Amnesty’s months-long campaign to end “virginity tests” helped to highlight the larger issue of the marginalization of women in the new Egypt. After being at the forefront of the protests that helped drive President Hosni Mubarak from power, women saw their priority role being diminished. Even as many women activists were arrested and put before military courts in unfair trials, key national committees planning constitutional and legislative reforms were for men only.

But Egyptian women keep showing signs of political strength, and Amnesty International’s Agenda for Human Rights Change supports them through calls for women’s full political participation, implementation of legal reforms to protect women from domestic violence, and guarantees of women’s economic, social and cultural rights, particularly in employment, access to health care and education.

In addition, the “virginity tests” campaign highlighted the need for Egypt to come to terms with the human rights violations of the past, including those done in the aftermath of the Jan. 25 uprising, and paying reparations to families and individuals harmed by these abuses.
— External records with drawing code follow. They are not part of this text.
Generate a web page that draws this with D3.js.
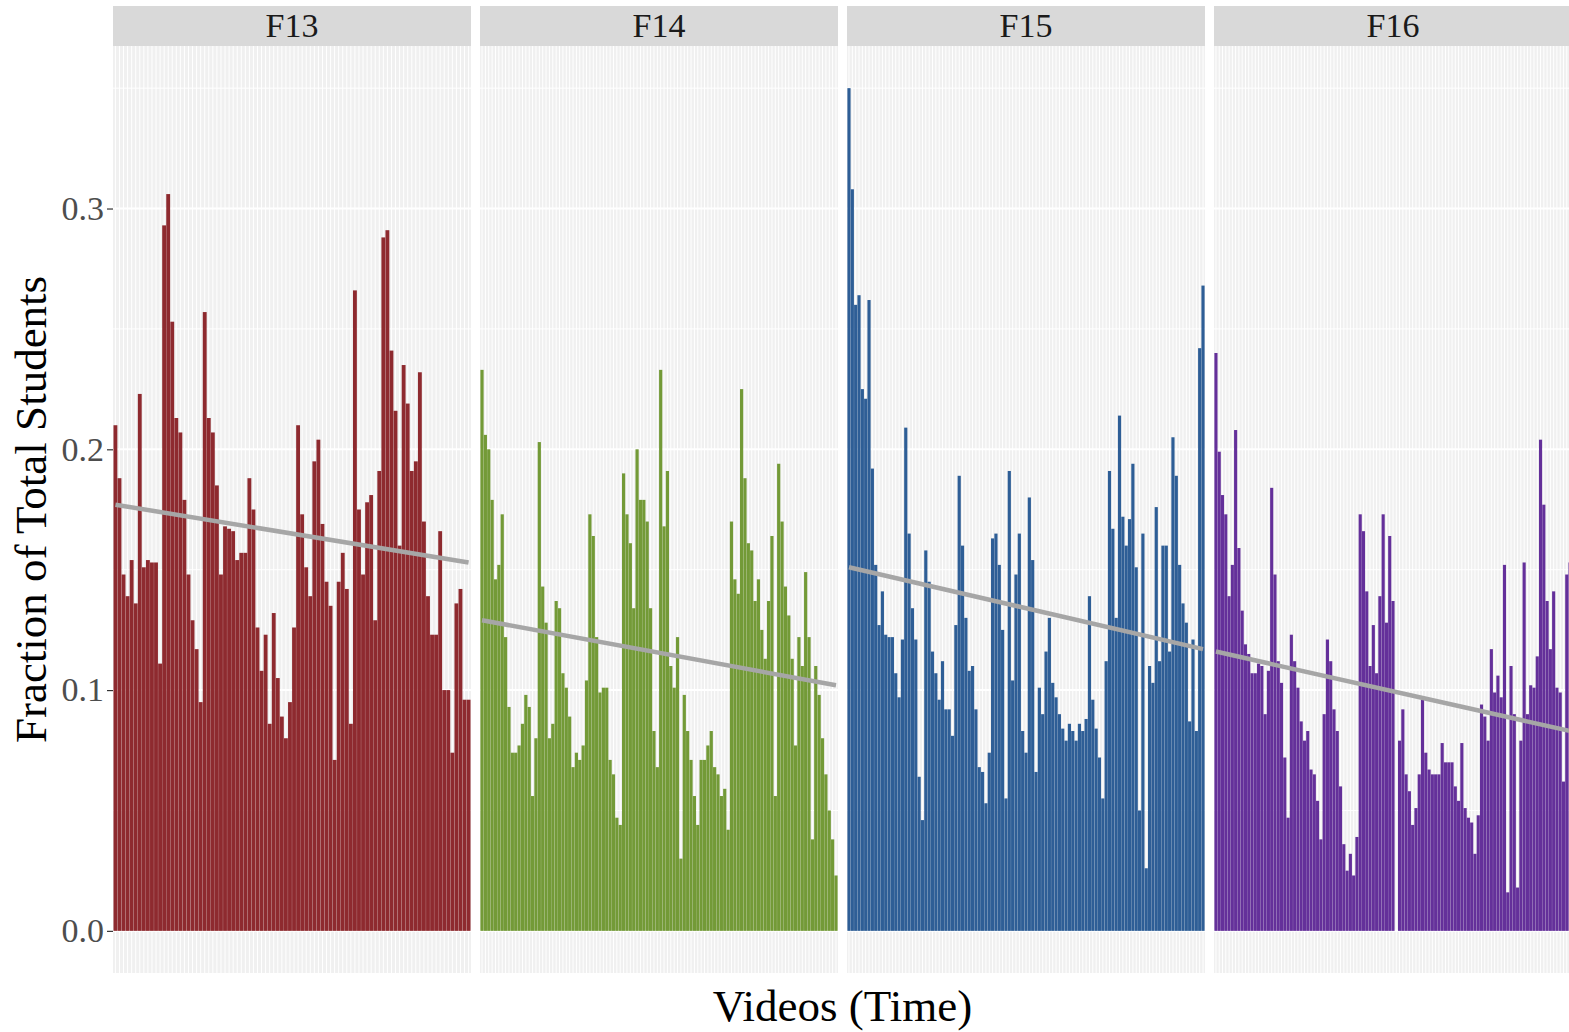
<!DOCTYPE html>
<html>
<head>
<meta charset="utf-8">
<script src="https://d3js.org/d3.v7.min.js"></script>
<style>
    body { margin: 0; background: #ffffff; }
    svg text { font-family: "Liberation Serif", "Times New Roman", serif; }
</style>
</head>
<body>
<div id="facet-bars"></div>
<script>

// Terms (facets) and the fraction of students per video
let terms = ["F13", "F14", "F15", "F16"];

let f13Values = [0.210, 0.188, 0.148, 0.139, 0.154, 0.136, 0.223, 0.151, 0.154, 0.153,
    0.153, 0.111, 0.293, 0.306, 0.253, 0.213, 0.207, 0.179, 0.148, 0.129,
    0.117, 0.095, 0.257, 0.213, 0.207, 0.185, 0.148, 0.168, 0.167, 0.166,
    0.154, 0.157, 0.157, 0.188, 0.175, 0.126, 0.108, 0.123, 0.086, 0.132,
    0.105, 0.089, 0.080, 0.095, 0.126, 0.210, 0.173, 0.151, 0.139, 0.195,
    0.204, 0.169, 0.145, 0.135, 0.071, 0.145, 0.157, 0.142, 0.086, 0.266,
    0.175, 0.148, 0.178, 0.181, 0.129, 0.191, 0.288, 0.291, 0.241, 0.216,
    0.160, 0.235, 0.219, 0.191, 0.195, 0.232, 0.170, 0.139, 0.123, 0.123,
    0.166, 0.100, 0.100, 0.074, 0.136, 0.142, 0.096, 0.096];

let f14Values = [0.233, 0.206, 0.200, 0.179, 0.146, 0.152, 0.173, 0.122, 0.093, 0.074,
    0.074, 0.077, 0.086, 0.098, 0.093, 0.056, 0.080, 0.203, 0.143, 0.128,
    0.080, 0.086, 0.137, 0.134, 0.107, 0.101, 0.089, 0.068, 0.074, 0.071,
    0.077, 0.104, 0.173, 0.164, 0.122, 0.099, 0.101, 0.101, 0.071, 0.065,
    0.047, 0.044, 0.190, 0.173, 0.161, 0.134, 0.200, 0.179, 0.179, 0.170,
    0.134, 0.083, 0.068, 0.233, 0.168, 0.191, 0.110, 0.101, 0.122, 0.030,
    0.098, 0.083, 0.071, 0.056, 0.044, 0.071, 0.071, 0.077, 0.083, 0.068,
    0.065, 0.056, 0.059, 0.042, 0.170, 0.146, 0.140, 0.225, 0.188, 0.161,
    0.158, 0.137, 0.146, 0.125, 0.113, 0.137, 0.164, 0.056, 0.194, 0.170,
    0.143, 0.131, 0.113, 0.077, 0.122, 0.110, 0.149, 0.122, 0.038, 0.110,
    0.098, 0.080, 0.065, 0.050, 0.038, 0.023];

let f15Values = [0.350, 0.308, 0.260, 0.264, 0.225, 0.221, 0.262, 0.192, 0.152, 0.127,
    0.141, 0.123, 0.122, 0.122, 0.107, 0.097, 0.121, 0.209, 0.165, 0.134,
    0.121, 0.064, 0.046, 0.158, 0.145, 0.116, 0.107, 0.096, 0.112, 0.092,
    0.092, 0.081, 0.127, 0.189, 0.160, 0.130, 0.108, 0.110, 0.092, 0.068,
    0.066, 0.053, 0.074, 0.163, 0.165, 0.152, 0.125, 0.055, 0.191, 0.104,
    0.148, 0.165, 0.083, 0.074, 0.180, 0.154, 0.066, 0.101, 0.090, 0.116,
    0.130, 0.103, 0.097, 0.090, 0.084, 0.079, 0.086, 0.083, 0.079, 0.086,
    0.083, 0.088, 0.139, 0.096, 0.084, 0.072, 0.055, 0.112, 0.191, 0.167,
    0.130, 0.214, 0.172, 0.160, 0.171, 0.194, 0.151, 0.050, 0.165, 0.026,
    0.110, 0.103, 0.176, 0.112, 0.160, 0.160, 0.116, 0.205, 0.189, 0.152,
    0.136, 0.128, 0.087, 0.121, 0.083, 0.242, 0.268];

let f16Values = [0.240, 0.199, 0.181, 0.173, 0.139, 0.152, 0.208, 0.159, 0.133, 0.119,
    0.115, 0.107, 0.107, 0.111, 0.110, 0.090, 0.108, 0.184, 0.148, 0.112,
    0.103, 0.072, 0.047, 0.123, 0.112, 0.101, 0.087, 0.079, 0.083, 0.067,
    0.065, 0.054, 0.038, 0.090, 0.121, 0.112, 0.092, 0.083, 0.060, 0.036,
    0.025, 0.032, 0.023, 0.039, 0.173, 0.166, 0.141, 0.110, 0.127, 0.107,
    0.139, 0.173, 0.128, 0.164, 0.137, 0.000, 0.079, 0.092, 0.065, 0.058,
    0.044, 0.051, 0.065, 0.096, 0.074, 0.067, 0.065, 0.065, 0.065, 0.078,
    0.070, 0.070, 0.070, 0.060, 0.054, 0.078, 0.051, 0.047, 0.045, 0.032,
    0.048, 0.094, 0.089, 0.079, 0.117, 0.099, 0.106, 0.097, 0.152, 0.016,
    0.110, 0.090, 0.018, 0.079, 0.153, 0.090, 0.102, 0.101, 0.114, 0.204,
    0.177, 0.137, 0.117, 0.141, 0.101, 0.099, 0.062, 0.148, 0.153];

// Linear trend (geom_smooth lm) value at first and last video of each term
let trendStart = [0.177, 0.129, 0.151, 0.116];
let trendEnd = [0.153, 0.102, 0.117, 0.083];

let yTicks = [0, 0.1, 0.2, 0.3];
let yMinorTicks = [0.05, 0.15, 0.25, 0.35];

// Colors per term
let termColors = {
    F13: "#8e2a2f",
    F14: "#739a37",
    F15: "#2e5e96",
    F16: "#64309a"
};


/*
 * FacetBarVis - Object constructor function
 * @param _parentElement  -- the HTML element in which to draw the visualization
 * @param _terms          -- facet names
 * @param _values         -- list of value arrays, one for each facet
 */

FacetBarVis = function(_parentElement, _terms, _values) {
    this.parentElement = _parentElement;
    this.terms = _terms;
    this.values = _values;

    this.initVis();
};

FacetBarVis.prototype.initVis = function() {
    var vis = this;

    vis.width = 1569;
    vis.height = 1032;

    vis.panelLeft = 113;
    vis.panelWidth = 358;
    vis.panelGap = 9;
    vis.stripTop = 6;
    vis.stripHeight = 40;
    vis.panelTop = vis.stripTop + vis.stripHeight;
    vis.panelBottom = 973;

    vis.svg = d3.select("#" + vis.parentElement).append("svg")
        .attr("width", vis.width)
        .attr("height", vis.height);

    // y scale shared by all facets, ggplot-like 5% expansion
    let maxVal = d3.max(vis.values, function(v) { return d3.max(v); });
    let pad = maxVal * 0.05;
    vis.y = d3.scaleLinear()
        .domain([-pad, maxVal + pad])
        .range([vis.panelBottom, vis.panelTop]);

    vis.drawAxis();
    vis.drawPanels();
    vis.drawTitles();
};


FacetBarVis.prototype.drawAxis = function() {
    var vis = this;

    var yAxis = d3.axisLeft(vis.y)
        .tickValues(yTicks)
        .tickSize(6)
        .tickPadding(3)
        .tickFormat(d3.format(".1f"));

    var g = vis.svg.append("g")
        .attr("transform", "translate(" + vis.panelLeft + ",0)")
        .call(yAxis);

    g.select(".domain").remove();
    g.selectAll(".tick line").attr("stroke", "#333333").attr("stroke-width", 1.2);
    g.selectAll(".tick text")
        .attr("fill", "#4d4d4d")
        .style("font-size", "34px");
};


FacetBarVis.prototype.drawPanels = function() {
    var vis = this;

    vis.terms.forEach(function(term, t) {
        let vals = vis.values[t];
        let x0 = vis.panelLeft + t * (vis.panelWidth + vis.panelGap);

        // discrete x, bars nearly touching
        let x = d3.scaleBand()
            .domain(d3.range(vals.length))
            .range([x0, x0 + vis.panelWidth])
            .paddingInner(0.05)
            .paddingOuter(0.12);

        let panel = vis.svg.append("g").attr("class", "panel-" + term);

        // strip
        panel.append("rect")
            .attr("x", x0)
            .attr("y", vis.stripTop)
            .attr("width", vis.panelWidth)
            .attr("height", vis.stripHeight)
            .attr("fill", "#d9d9d9");

        panel.append("text")
            .attr("x", x0 + vis.panelWidth / 2)
            .attr("y", vis.stripTop + 31)
            .attr("text-anchor", "middle")
            .attr("fill", "#1a1a1a")
            .style("font-size", "34px")
            .text(term);

        // background
        panel.append("rect")
            .attr("x", x0)
            .attr("y", vis.panelTop)
            .attr("width", vis.panelWidth)
            .attr("height", vis.panelBottom - vis.panelTop)
            .attr("fill", "#f0f0f0");

        // horizontal grid
        panel.selectAll(".minor-h")
            .data(yMinorTicks)
            .enter()
            .append("line")
            .attr("x1", x0)
            .attr("x2", x0 + vis.panelWidth)
            .attr("y1", function(d) { return vis.y(d); })
            .attr("y2", function(d) { return vis.y(d); })
            .attr("stroke", "#ffffff")
            .attr("stroke-width", 1);

        panel.selectAll(".major-h")
            .data(yTicks)
            .enter()
            .append("line")
            .attr("x1", x0)
            .attr("x2", x0 + vis.panelWidth)
            .attr("y1", function(d) { return vis.y(d); })
            .attr("y2", function(d) { return vis.y(d); })
            .attr("stroke", "#ffffff")
            .attr("stroke-width", 2);

        // vertical grid, one line per video
        panel.selectAll(".major-v")
            .data(d3.range(vals.length))
            .enter()
            .append("line")
            .attr("x1", function(i) { return x(i) + x.bandwidth() / 2; })
            .attr("x2", function(i) { return x(i) + x.bandwidth() / 2; })
            .attr("y1", vis.panelTop)
            .attr("y2", vis.panelBottom)
            .attr("stroke", "#ffffff")
            .attr("stroke-width", 1);

        // bars
        panel.selectAll(".bar")
            .data(vals)
            .enter()
            .append("rect")
            .attr("class", "bar")
            .attr("x", function(d, i) { return x(i); })
            .attr("width", x.bandwidth())
            .attr("y", function(d) { return vis.y(d); })
            .attr("height", function(d) { return vis.y(0) - vis.y(d); })
            .attr("fill", termColors[term]);

        // trend line across the videos of the term
        let xFirst = x(0) + x.bandwidth() / 2;
        let xLast = x(vals.length - 1) + x.bandwidth() / 2;
        panel.append("line")
            .attr("x1", xFirst)
            .attr("x2", xLast)
            .attr("y1", vis.y(trendStart[t]))
            .attr("y2", vis.y(trendEnd[t]))
            .attr("stroke", "#a6a6a6")
            .attr("stroke-width", 4.5);
    });
};


FacetBarVis.prototype.drawTitles = function() {
    var vis = this;

    let fullWidth = 4 * vis.panelWidth + 3 * vis.panelGap;

    vis.svg.append("text")
        .attr("x", vis.panelLeft + fullWidth / 2)
        .attr("y", 1021)
        .attr("text-anchor", "middle")
        .attr("fill", "#000000")
        .style("font-size", "45px")
        .text("Videos (Time)");

    vis.svg.append("text")
        .attr("transform", "translate(46," + ((vis.panelTop + vis.panelBottom) / 2) + ") rotate(-90)")
        .attr("text-anchor", "middle")
        .attr("fill", "#000000")
        .style("font-size", "45px")
        .text("Fraction of Total Students");
};


var facetVis = new FacetBarVis("facet-bars", terms, [f13Values, f14Values, f15Values, f16Values]);

</script>
</body>
</html>
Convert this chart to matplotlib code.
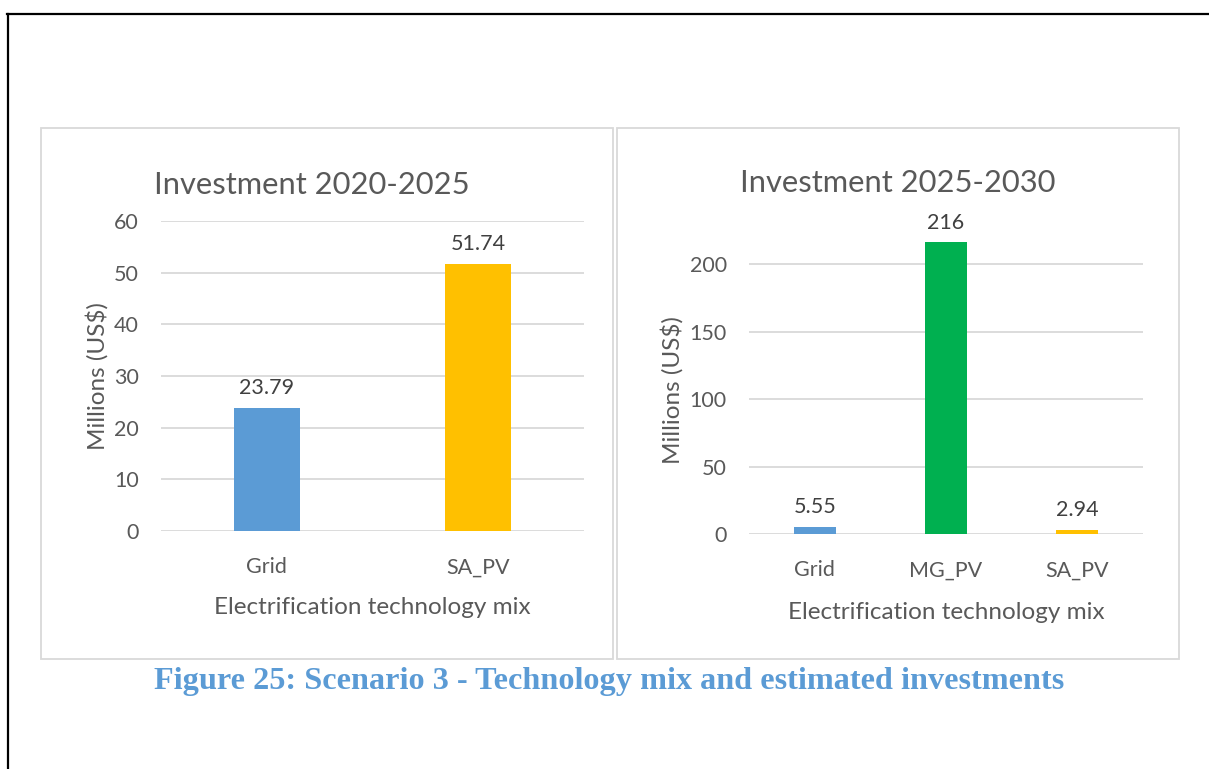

On Tuesday, Al Jazeera reported tear gas was fired in Tahrir Square during a confrontation between security forces and families demanding justice for past abuses.

During his meeting with the Major General, Shetty raised a number of human rights concerns, including one important one that has been neglected in the aftermath of the Egypt uprising: The abuse of Egypt’s slum dwellers, particularly those in several notorious Cairo districts.

Shetty visited these slums and met with people living there, who face harassment and torture from police and whose lives are often at risk because of unsafe living conditions. After meeting with the families Shetty summed it up:

“Although Egypt may be in a transitional period, that cannot reduce the urgency of addressing the needs of those struggling to live in dignity or provide for their families.”